Add-ons

Applications typically make use of addons to provide backing services such as databases, queueing & caching systems, storage, email services and more. Add-ons are provided as services by that may be managed by anyone (e.g., it could be an external service that's managed by a vendor such as AWS or an internal services managed by a team member).

Akkeris treats these add-ons as attached resources: provisioning an add-on is a matter of choosing one from the list of addon services and plans, and creating it. In addition addons may be attached if they already exist on another application and can be shared.

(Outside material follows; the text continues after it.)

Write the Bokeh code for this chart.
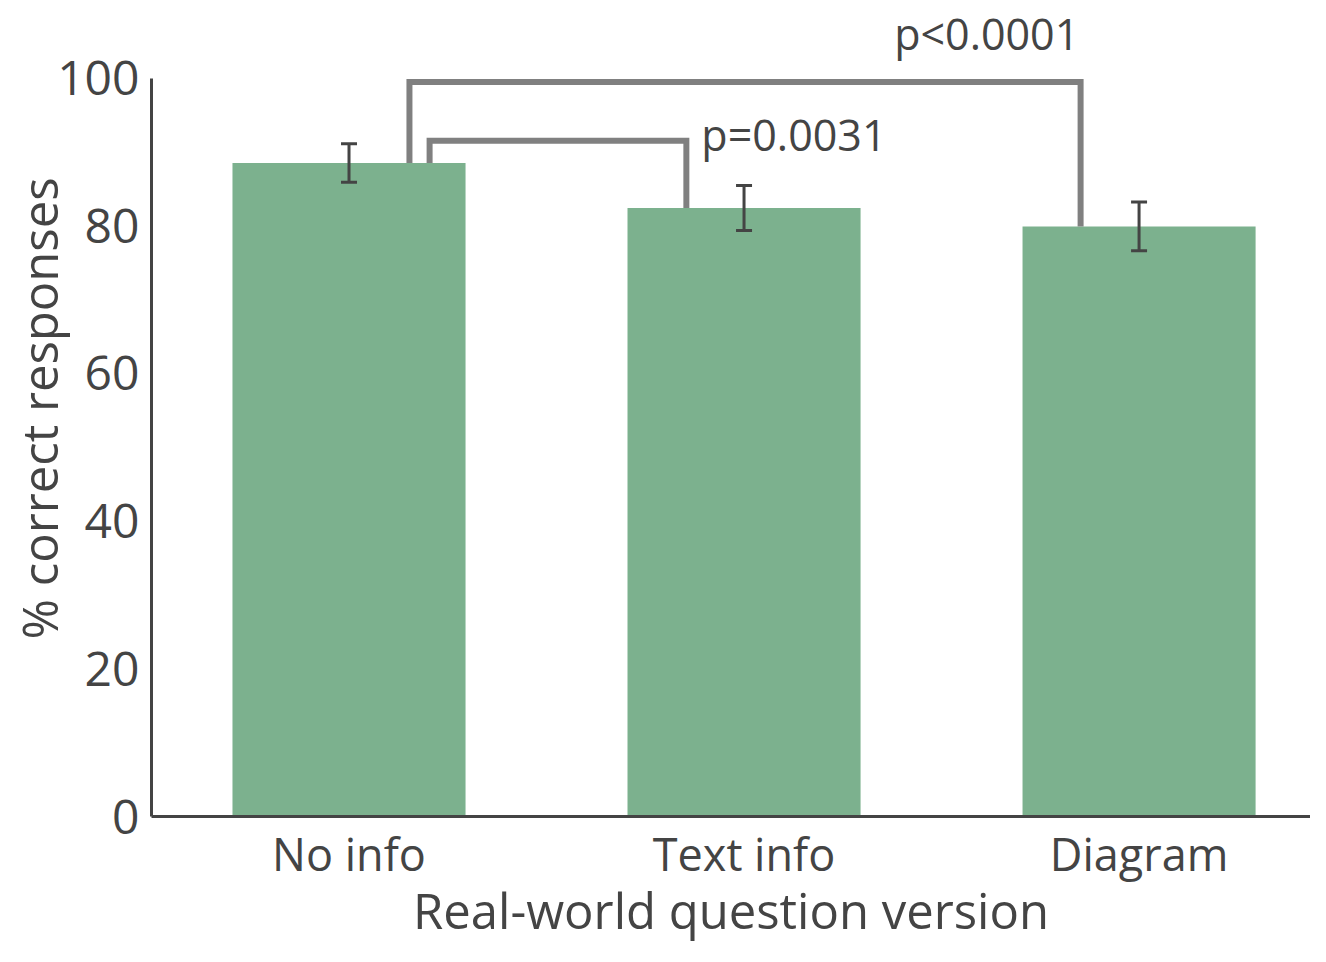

For example, here's how to add an Akkeris Redis to an application:

aka addons:create akkeris-redis:small -a appname-space

Dynos do not share file state, and so add-ons that provide some kind of storage are typically used as a means of communication between dynos in an application. For example, Redis or RabbitMQ could be used as the backing mechanism in a queue; then dynos of the web process type can push job requests onto the queue, and dynos of the queue process type can pull jobs requests from the queue.

The add-on service provider is responsible for the service - and the interface to your application is often provided through a config var. In this example, aREDIS_URLwill be automatically added to your application when you provision the add-on. You can write code that connects to the service through the URL, for example:

uri = URI.parse(ENV["REDIS_URL"])
REDIS = Redis.new(:host => uri.host, :port => uri.port, :password => uri.password)

Add-ons are associated with an application, much like config vars - and so the earlier definition of a release needs to be refined. A release of your applications is not just your slug and config vars; it’s your slug, config vars as well as the set of provisioned add-ons.

Attachments and Sharable Add-ons

Add-ons may be sharable, meaning they can be attached to other apps and used there as well. These types of addons typically are databases and other external resources. An example of non-sharable add-on's may include a papertrail log drain service due to the nature of the service it does not make reasonable sense to share it between apps.

An addon may be shared by using attachments. Addons can be attached to other applications through the CLI (aka addons:attach addon-name -a destappname-space) or through the Platform Apps API (POST /apps/{app}/addon-attachments). Add-ons may be attached across spaces so long as they have the same set of compliances on the spaces.

The original app which created the addon is considered the owner of the addon. The owner of the addon is only allowed to delete the application. If any app which has the addon attached is destroyed the attached addon is preserved. If the owner app removes the addon it is detached from all subsequent attached applications then destroyed.

While it may be advantageous to use this feature for specific reasons it should generally be discouraged, be cautious and thoughtful before sharing backing resources between apps as it can cause unintended side affects such as transaction locking or a data migration on one app may cause an error on another attached app.

Add-on Actions

Some addons have actions that can be invoked to perform special actions. These actions are listed in the information on the addon and generally invokable via the CLI through a plugin (such as pg plugin for postgres, or memcached plugin for memcahed). The dynamically defined actions can also be executed via a POST operation to the URL in the addon info actions array (e.g., see GET /apps/{app}/addons/{addon} for more information).

The specific actions may vary by plan and (obviously) service.